If I understand your question correctly: you have stationery in your mail file, and you'd like to somehow turn it into a file. Then you want to mail the file to someone as an attachment in an e-mail message. The e-mail message also contains a button that they would click to install the stationery into their own mail file. Is that correct?
You can do this -- there are a couple of ways. The easiest way to take a Notes document and package it for shipment is via the NotesDXLExporter. Convert the document to DXL and store that in a file. Then, in your button code, extract the file attachment to a file in the user's temp directory and use the NotesDXLImporter to create a new Notes document out of it. Since the stationery document contains a username in some fields, you will also want to modify the document and change your name to the name of the user who pressed the button. Since the stationery folder is really a view, you don't have to do anything special to get the new stationery to appear in that view -- if it has the right field values it will be there automatically.
Choice 2, if you prefer not to use a file, is to place the DXL into a hidden non-summary field in the memo. This information would not be visible to the user, but a button in the body field of the memo could read the text from it and process it using the NotesDXLImporter.
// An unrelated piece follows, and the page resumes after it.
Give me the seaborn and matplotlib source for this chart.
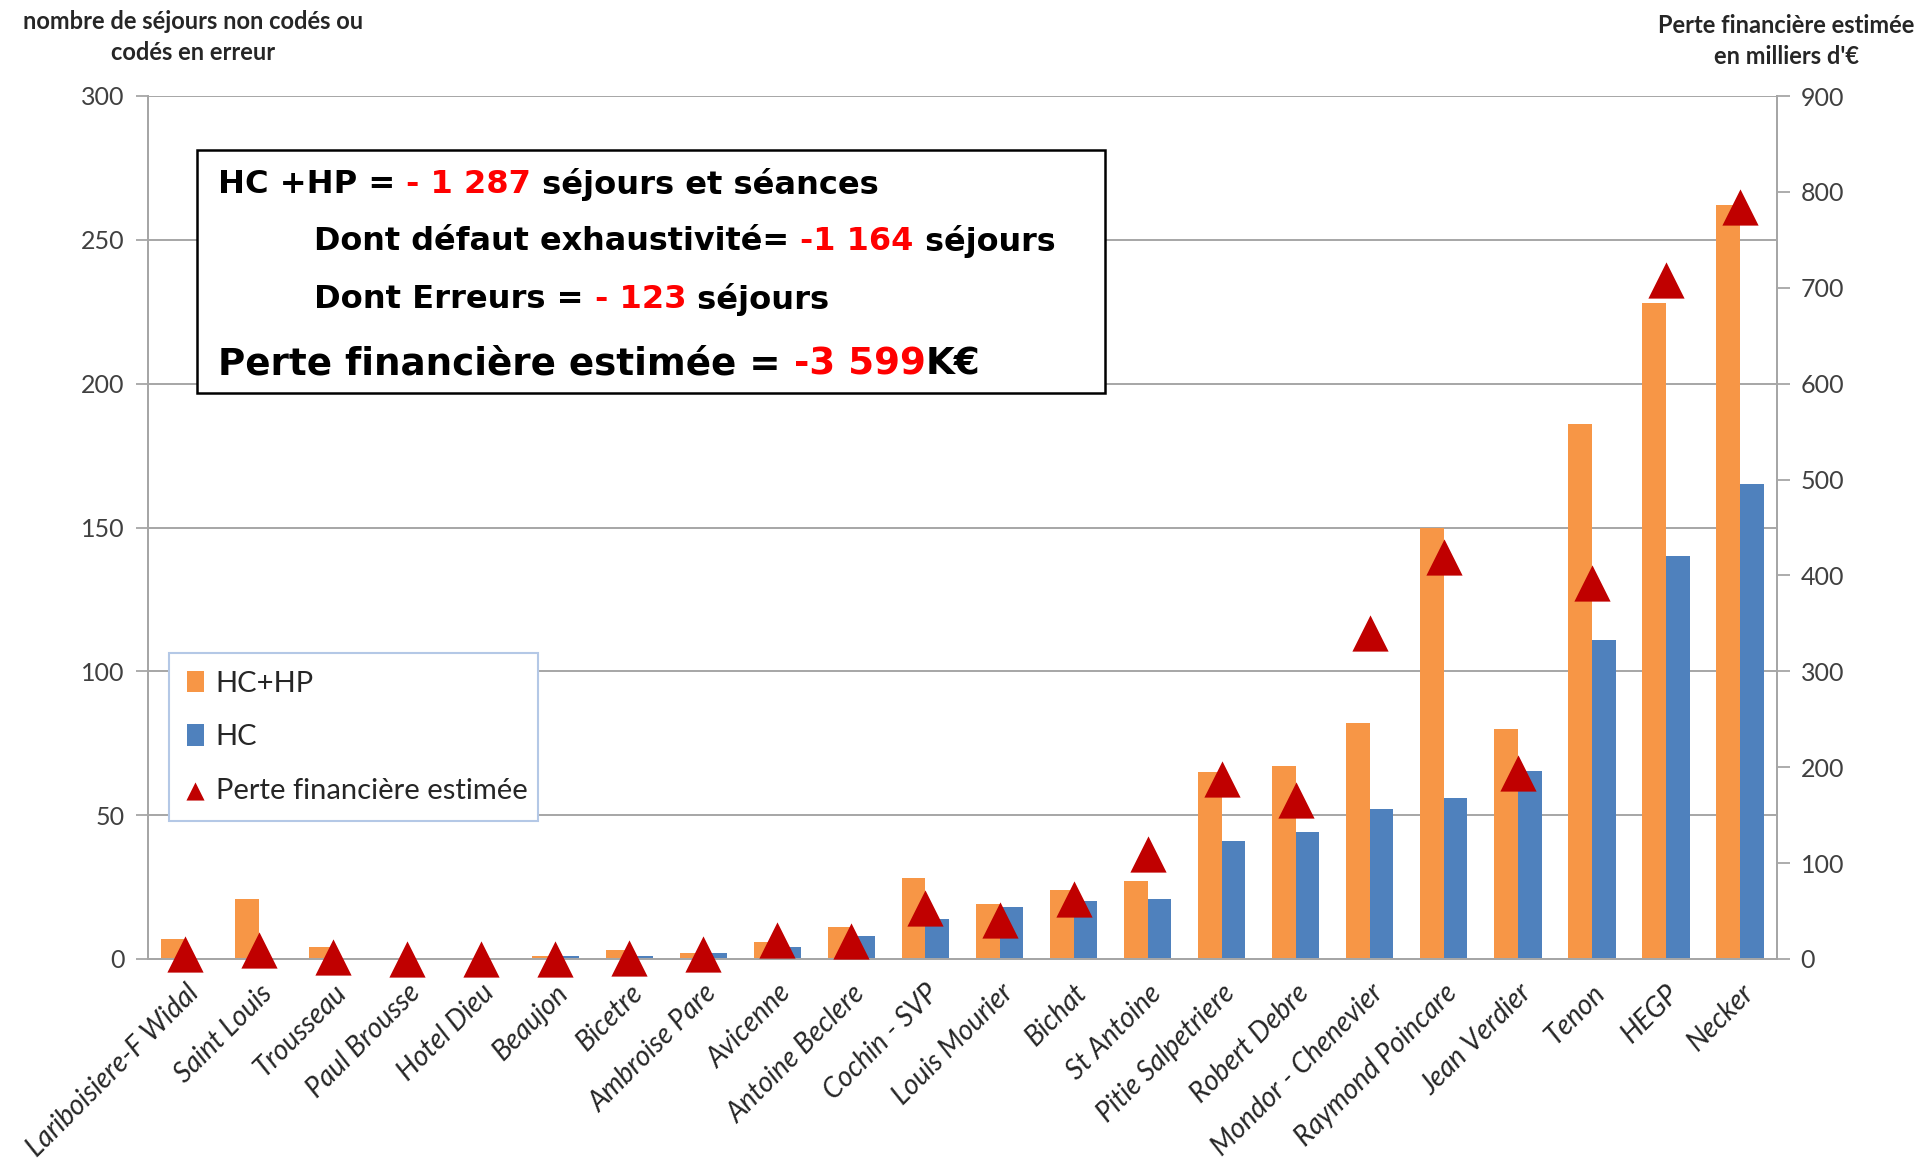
import matplotlib
matplotlib.use("Agg")
import numpy as np
import pandas as pd
import seaborn as sns
import matplotlib.pyplot as plt
from matplotlib.patches import Rectangle

# ---------------- data ----------------
sites = ["Lariboisiere-F Widal", "Saint Louis", "Trousseau", "Paul Brousse", "Hotel Dieu",
         "Beaujon", "Bicetre", "Ambroise Pare", "Avicenne", "Antoine Beclere", "Cochin - SVP",
         "Louis Mourier", "Bichat", "St Antoine", "Pitie Salpetriere", "Robert Debre",
         "Mondor - Chenevier", "Raymond Poincare", "Jean Verdier", "Tenon", "HEGP", "Necker"]
hc_hp = [7, 21, 4, 0, 0, 1, 3, 2, 6, 11, 28, 19, 24, 27, 65, 67, 82, 150, 80, 186, 228, 262]
hc = [0, 0, 0, 0, 0, 1, 1, 2, 4, 8, 14, 18, 20, 21, 41, 44, 52, 56, 65.5, 111, 140, 165]
perte = [5, 9, 2, 0, 0, 0, 1, 5, 20, 19, 53, 41, 63, 110, 188, 166, 340, 419, 194, 392, 708, 784]
series_names = ["HC+HP", "HC"]
perte_name = "Perte financière estimée"
left_title = "nombre de séjours non codés ou\ncodés en erreur"
right_title = "Perte financière estimée\nen milliers d'€"
box_lines = [
    [("HC +HP = ", "black"), ("- 1 287", "#FF0000"), (" séjours et séances", "black")],
    [("Dont défaut exhaustivité= ", "black"), ("-1 164", "#FF0000"), (" séjours", "black")],
    [("Dont Erreurs = ", "black"), ("- 123", "#FF0000"), (" séjours", "black")],
    [("Perte financière estimée = ", "black"), ("-3 599", "#FF0000"), ("K€", "black")],
]

W, H = 1932, 1167
ORANGE, BLUE, RED = "#F79646", "#4F81BD", "#C00000"
GRID = "#A6A6A6"
TXT = "#404040"

df = pd.DataFrame({
    "site": sites * 2,
    "serie": [series_names[0]] * len(sites) + [series_names[1]] * len(sites),
    "val": hc_hp + hc,
})

sns.set_theme(style="white")
plt.rcParams["font.family"] = ["Lato", "DejaVu Sans"]

fig = plt.figure(figsize=(W / 100, H / 100), dpi=100)
x0, x1, ytop, ybot = 148, 1777, 96, 959
ax = fig.add_axes([x0 / W, 1 - ybot / H, (x1 - x0) / W, (ybot - ytop) / H])

sns.barplot(data=df, x="site", y="val", hue="serie", hue_order=series_names,
            palette=[ORANGE, BLUE], width=0.64, gap=0, saturation=1,
            linewidth=0, ax=ax)
n = len(sites)
ax.set_xlim(-0.5, n - 0.5)
ax.set_ylim(0, 300)
ax.set_yticks(np.arange(0, 301, 50))
ax.set_axisbelow(True)
ax.yaxis.grid(True, color=GRID, lw=1.4)
ax.set_xlabel("")
ax.set_ylabel("")
ax.set_xticks(np.arange(n))
ax.set_xticklabels(sites, rotation=45, ha="right", rotation_mode="anchor",
                   fontsize=20, style="italic", color="#262626")
ax.set_xticks(np.arange(-0.5, n, 1), minor=True)
ax.tick_params(axis="x", which="major", length=0, pad=15)
ax.tick_params(axis="x", which="minor", length=11, width=1.3, color=GRID, direction="out")
ax.tick_params(axis="y", left=True, length=9, width=1.3, color=GRID, labelsize=18,
               labelcolor=TXT, pad=8)
for s in ["left", "bottom", "right"]:
    ax.spines[s].set_color(GRID)
    ax.spines[s].set_linewidth(1.4)
ax.spines["top"].set_visible(False)

bar_handles, bar_labels = ax.get_legend_handles_labels()
if ax.get_legend() is not None:
    ax.get_legend().remove()

ax2 = ax.twinx()
sns.scatterplot(x=np.arange(n), y=perte, marker="^", s=680, color=RED,
                edgecolor=RED, linewidth=0, ax=ax2, label=perte_name, zorder=5, clip_on=False)
ax2.set_ylim(0, 900)
ax2.set_yticks(np.arange(0, 901, 100))
ax2.tick_params(axis="y", right=True, length=9, width=1.3, color=GRID, labelsize=18,
                labelcolor=TXT, pad=8)
for s in ["left", "bottom", "right"]:
    ax2.spines[s].set_color(GRID)
    ax2.spines[s].set_linewidth(1.4)
ax2.spines["top"].set_visible(False)
sc_handles, sc_labels = ax2.get_legend_handles_labels()
if ax2.get_legend() is not None:
    ax2.get_legend().remove()

# legend
axw, axh = (x1 - x0), (ybot - ytop)
lx0, ly0, lx1, ly1 = 169, 653, 538, 816
leg = ax2.legend(bar_handles + sc_handles, bar_labels + sc_labels,
                 loc="upper left",
                 bbox_to_anchor=((lx0 - x0) / axw, (ybot - ly1) / axh,
                                 (lx1 - lx0) / axw, (ly1 - ly0) / axh),
                 mode="expand", fancybox=False, framealpha=1, edgecolor="#B4C8E6",
                 fontsize=21, handlelength=0.6, handleheight=0.75, labelspacing=0.95,
                 borderpad=0.6, handletextpad=0.4, borderaxespad=0)
leg.get_frame().set_linewidth(1.5)
for t in leg.get_texts():
    t.set_color("#262626")
leg.legend_handles[2].set_sizes([170])

# axis titles
fig.text(193 / W, 1 - 37 / H, left_title, ha="center", va="center", fontsize=17,
         weight="bold", color="#262626", linespacing=1.45)
fig.text(1786 / W, 1 - 41 / H, right_title, ha="center", va="center", fontsize=17,
         weight="bold", color="#262626", linespacing=1.45)

# annotation box
fig.patches.append(Rectangle((197 / W, 1 - 393 / H), (1105 - 197) / W, (393 - 150) / H,
                             transform=fig.transFigure, facecolor="white",
                             edgecolor="black", lw=1.8, zorder=3))

renderer = fig.canvas.get_renderer()


def text_w(s, size):
    t = fig.text(0, 0, s + "|", fontsize=size, weight="bold", family="DejaVu Sans")
    w = t.get_window_extent(renderer).width
    t.remove()
    t = fig.text(0, 0, "|", fontsize=size, weight="bold", family="DejaVu Sans")
    w -= t.get_window_extent(renderer).width
    t.remove()
    return w


def rich(parts, x_px, y_px, target_w):
    full = "".join(p for p, _ in parts)
    size = 20 * target_w / text_w(full, 20)
    prefix = ""
    for p, c in parts:
        off = text_w(prefix, size) if prefix else 0
        fig.text((x_px + off) / W, 1 - y_px / H, p, fontsize=size, weight="bold",
                 family="DejaVu Sans", color=c, ha="left", va="center_baseline", zorder=4)
        prefix += p


rich(box_lines[0], 218, 181, 660)
rich(box_lines[1], 314, 238, 743)
rich(box_lines[2], 314, 296, 516)
rich(box_lines[3], 218, 360, 762)

fig.savefig("out.png", dpi=100, facecolor="white")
Another way is to just write button code to automatically create the document you want by coding values for all the fields. This tool will take a stationery document in your mail file and automatically generate the code you would need to duplicate it. However, it doesn't write the code for rich text, and not all rich text is possible to produce via LotusScript. So, you'd have to code that part yourself if it was possible at all.
Another possibility, if you can assume the users all have access to your network, is to store the stationery document in a database to which everyone has reader access. Then, you can write your button code to fetch it from that database and copy all the fields to a new document you create in the user's mail file, again modifying certain fields to contain the user's name instead of yours.